Don Johnson Deserved an A+ in Reading

BY MIKE McGRATH

IN 1971 AND 1972, he is, inarguably, the world’s greatest bowler. He is tenpin royalty. You picture him, off the lanes, with diamonds adorning stubby fingers, and his Rolls Royce illegally parked outside the bowling center, the driver passing the time by reading a comic book in the front seat.

Guys leap to light his cigarettes. He is memorizing lines for a commercial, dictating a book, getting a manicure, and instructing an assistant to reserve a table at Morton’s Steak House for dinner. The president of the Columbia bowling ball company is on hold, hoping to have just a moment to set up an appointment. Meanwhile, two sales people for competing accessory companies are cooling their heels, waiting for the opportunity to ask him to endorse their products. For a very generous fee, of course.

It is before the dawn of cable, and professional bowlers are the stars of Saturday afternoon television. The best of the best, the superstars, are in demand. Everyone wants a piece of them, and it would be perfectly understandable if they were completely insufferable.

Then you meet Don Johnson, the king of bowling in ’71 and ’72, and arguably the best in the world from 1965 to 1975. You are surprised to discover that he answers his own phone. He clips his nails with a drugstore clipper. His haircut: more bunkhouse than salon. His clothes: far from Savile Row; more like Kmart blue light special. All in all, a guy who’s much better suited for a Grant Wood painting than a Jim Murray or a Red Smith column.

Don Johnson was American Gothic to the collar button. You’d meet him, and you were tempted to inquire, “All right, Don, what did you do with the pitchfork?” You could smell the hay if you closed your eyes.

He looked like the kind of guy you’d get to guess which walnut shell had the pea under it. He was as homespun as calico, as small town as a volunteer fire department. He didn’t juggle oil wells or cattle deals or tax shelters.

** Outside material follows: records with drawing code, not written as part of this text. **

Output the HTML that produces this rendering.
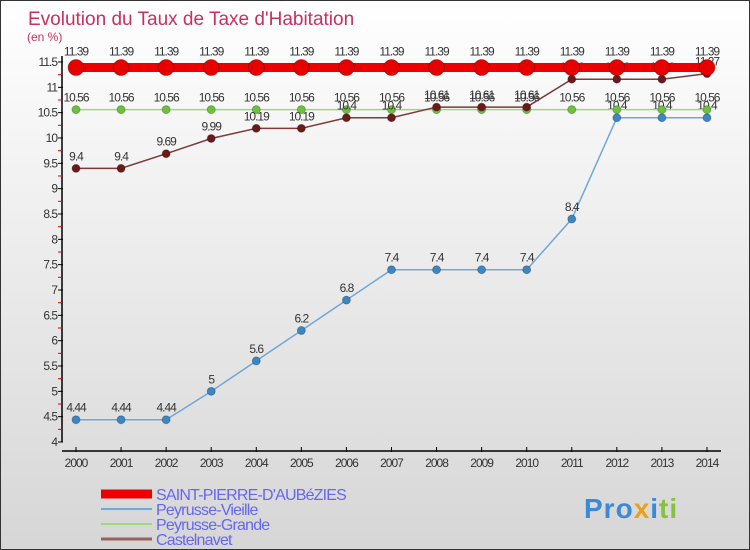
<!DOCTYPE html>
<html><head><meta charset="utf-8"><style>
body{margin:0;}
#c{width:748px;height:548px;border:1px solid #333;background:linear-gradient(#ffffff,#d6d6d6);position:relative;font-family:"Liberation Sans",sans-serif;overflow:hidden}
</style></head><body>
<div id="c">
<svg id="s" width="748" height="548" xmlns="http://www.w3.org/2000/svg"></svg>
</div>
<script>
const years=[2000,2001,2002,2003,2004,2005,2006,2007,2008,2009,2010,2011,2012,2013,2014];
const saint=[11.39,11.39,11.39,11.39,11.39,11.39,11.39,11.39,11.39,11.39,11.39,11.39,11.39,11.39,11.39];
const vieille=[4.44,4.44,4.44,5,5.6,6.2,6.8,7.4,7.4,7.4,7.4,8.4,10.4,10.4,10.4];
const grande=[10.56,10.56,10.56,10.56,10.56,10.56,10.56,10.56,10.56,10.56,10.56,10.56,10.56,10.56,10.56];
const castel=[9.4,9.4,9.69,9.99,10.19,10.19,10.4,10.4,10.61,10.61,10.61,11.16,11.16,11.16,11.27];
const yTicks=[4,4.5,5,5.5,6,6.5,7,7.5,8,8.5,9,9.5,10,10.5,11,11.5];
const yTickLabels=["4","4.5","5","5.5","6","6.5","7","7.5","8","8.5","9","9.5","10","10.5","11","11.5"];
const s=document.getElementById('s');const NS='http://www.w3.org/2000/svg';
function X(i){return 75+i*45.07;}
function Y(v){return 441-(v-4)*50.67;}
function el(t,a,p){const e=document.createElementNS(NS,t);for(const k in a)e.setAttribute(k,a[k]);(p||s).appendChild(e);return e;}
let t=el('text',{x:27,y:24,'font-size':19,fill:'#c8305f'});t.textContent="Evolution du Taux de Taxe d'Habitation";

t=el('text',{x:26,y:40,'font-size':12,fill:'#c8305f'});t.textContent="(en %)";

let a=el('line',{x1:61,y1:55,x2:61,y2:441,stroke:'#000','stroke-width':1.5});

a=el('line',{x1:61,y1:450,x2:720,y2:450,stroke:'#000','stroke-width':1.5});

yTicks.forEach((v,i)=>{const y=Y(v);
 el('line',{x1:57,y1:y,x2:62,y2:y,stroke:'#000'});
 if(i<yTicks.length-1)el('line',{x1:57,y1:Y(v+0.25),x2:60,y2:Y(v+0.25),stroke:'#e00'});
 const l=el('text',{x:56,y:y+4,'font-size':12,fill:'#333','text-anchor':'end','letter-spacing':-1});l.textContent=yTickLabels[i];
 });
years.forEach((yr,i)=>{const x=X(i);el('line',{x1:x,y1:446,x2:x,y2:451,stroke:'#000'});
 const l=el('text',{x:x,y:466,'font-size':12,fill:'#333','text-anchor':'middle','letter-spacing':-1});l.textContent=yr;
 });
function series(data,color,dot,w,r,name){
 const g=el('g',{});
 el('polyline',{points:data.map((v,i)=>X(i)+','+Y(v)).join(' '),fill:'none',stroke:color,'stroke-width':w},g);
 data.forEach((v,i)=>{const c=el('circle',{cx:X(i),cy:Y(v),r:r,fill:dot,stroke:'rgba(0,0,0,0.25)'},g);
  
  const l=el('text',{x:X(i),y:Y(v)-8-(r>5?4:0),'font-size':12,fill:'#333','text-anchor':'middle','letter-spacing':-1},g);l.textContent=v;
  });
}
series(vieille,'#6fa8d8','#3a87c4',1.5,4,'peyrusse-vieille');
series(grande,'#9ed87a','#6cc23a',1.5,4,'peyrusse-grande');
series(castel,'#7a3b3b','#6b1a1a',1.5,4,'castelnavet');
series(saint,'#ee0000','#e60000',9,8,'saint-pierre');
const leg=[['SAINT-PIERRE-D\'AUBéZIES','#ee0000',9,493],['Peyrusse-Vieille','#6fa8d8',2,508],['Peyrusse-Grande','#9ed87a',2,523],['Castelnavet','#9a6060',3,538]];
leg.forEach(d=>{const g=el('g',{});
 el('line',{x1:100,y1:d[3],x2:151,y2:d[3],stroke:d[1],'stroke-width':d[2]},g);
 const l=el('text',{x:155,y:d[3]+6,'font-size':16,fill:'#6666ee','letter-spacing':-0.8},g);l.textContent=d[0];});
const lg=el('text',{x:583,y:517,'font-size':28,'font-weight':'bold',fill:'#f0a020','letter-spacing':1});
lg.innerHTML='<tspan fill="#3a8ad8">Pro</tspan><tspan fill="#e8a020">x</tspan><tspan fill="#3a8ad8">i</tspan><tspan fill="#88c040">ti</tspan>';

</script>
</body></html>
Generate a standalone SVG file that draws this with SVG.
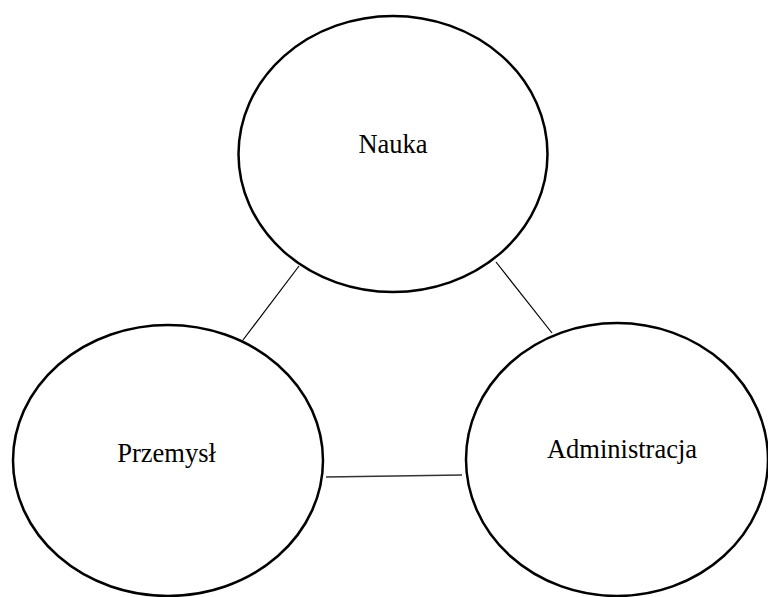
<svg xmlns="http://www.w3.org/2000/svg" width="768" height="597" viewBox="0 0 768 597">
<style>
.node{fill:none;stroke:#000;stroke-width:2.5}
.lbl{font-family:"Liberation Serif","Times New Roman",serif;font-size:26.5px;fill:#000;text-anchor:middle}
.conn line{stroke:#000;stroke-width:1.2}
</style>
<rect width="768" height="597" fill="#fff"/>
<g class="conn" id="connectors">
<line x1="299" y1="266" x2="243" y2="340"/>
<line x1="496" y1="262" x2="552" y2="333"/>
<line x1="326" y1="477" x2="462" y2="475" style="stroke-width:1.6;stroke:#333"/>
</g>
<g id="nauka">
<ellipse class="node" cx="393" cy="154" rx="154.5" ry="138"/>
<text class="lbl" x="393" y="153">Nauka</text>
</g>
<g id="przemysl">
<ellipse class="node" cx="168" cy="460.5" rx="155" ry="135.5"/>
<text class="lbl" x="166.5" y="462">Przemysł</text>
</g>
<g id="administracja">
<ellipse class="node" cx="617" cy="459.5" rx="151" ry="136.5"/>
<text class="lbl" x="622" y="458">Administracja</text>
</g>
</svg>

The eyes were a seemingly guileless blue, and his conversation was sprinkled with, “Oh my goodness!” and, “Gracious!” You knew he could never figure out how the magician sawed the lady in half, or pulled the rabbit out of the hat. They ran carnivals for guys like this. You were sure he’d buy a watch from an 8th Avenue auctioneer, or a vegetable slicer from a sidewalk pitchman.

But looks and speech can be deceiving. And in Don Johnson’s case, they were totally deceiving.

This was a man who could “read” a bowling lane like no other, and make the right adjustments at the right time — this at a time when lane patterns had to be found and figured out, not merely downloaded.

Don had an uncanny ability to adjust his hand release, change his line and find a path to the pocket far sooner than his fellow competitors on the PBA Tour. That’s what put him at the top of the game for so many years.

Most bowling fans like to take you back to the 1970 Firestone Tournament of Champions at Riviera Lanes in Akron, Ohio, and the image of Don Johnson sprawled on the approach after a stubborn 10-pin kept him from shooting 300 on the finals telecast.

I, on the other hand, like to go back to the 1971 Brunswick World Open for a truer view of Don’s talents. With eight games to go, he was buried in the lower third of the 24-man match play field. For any other bowler, this would be a time to simply go through the motions, collect his check, and pack the car for the drive to the next tournament.

But Don Johnson was no ordinary bowler. During those last eight games, he averaged 250-plus to vault from also-ran to the No. 2 spot for the stepladder finals.

In these days of steroid-laced bowling balls and manicured bowling lanes, a 250 average for eight games isn’t a real big thing. At that time, however, it was almost unthinkable. No other bowler in that group of two dozen averaged over 211 per game. In other words, he out-averaged 23 of the greatest bowlers of that time by 40 pins per game.

As a close observer of Johnson’s run in that block, I watched Don play one lane out by the gutter, another over the third arrow, and another over the fourth arrow. He changed his speed, changed his hand release, and struck after sending his ball over parts of the lanes that no other bowler dared to try.

That was Don Johnson at his greatest. He went on to win that tournament in an exciting final match against Larry Laub that went to extra frames.

Don never crept through a block of bowling in his life. He shot 250 or 180 with the same boyish enthusiasm. He never ran around tinkering with his swing or begging for an explanation for a bad block. When the bowling center knocked him down, he got up swinging, like Ali.

He stepped up on the approach as if he intended to arrest it. Hands on hips, and a confident, almost swaggering, gait of a Texas Ranger rounding up rustlers.

As Don wound down his career, he went into coaching, enabling many to appreciate the sport of bowling at a higher level of efficiency. He was a great coach, and his love for bowling was evident in every student that had the opportunity to tap his knowledge.

I only hope that those students really appreciate the greatness that they were around.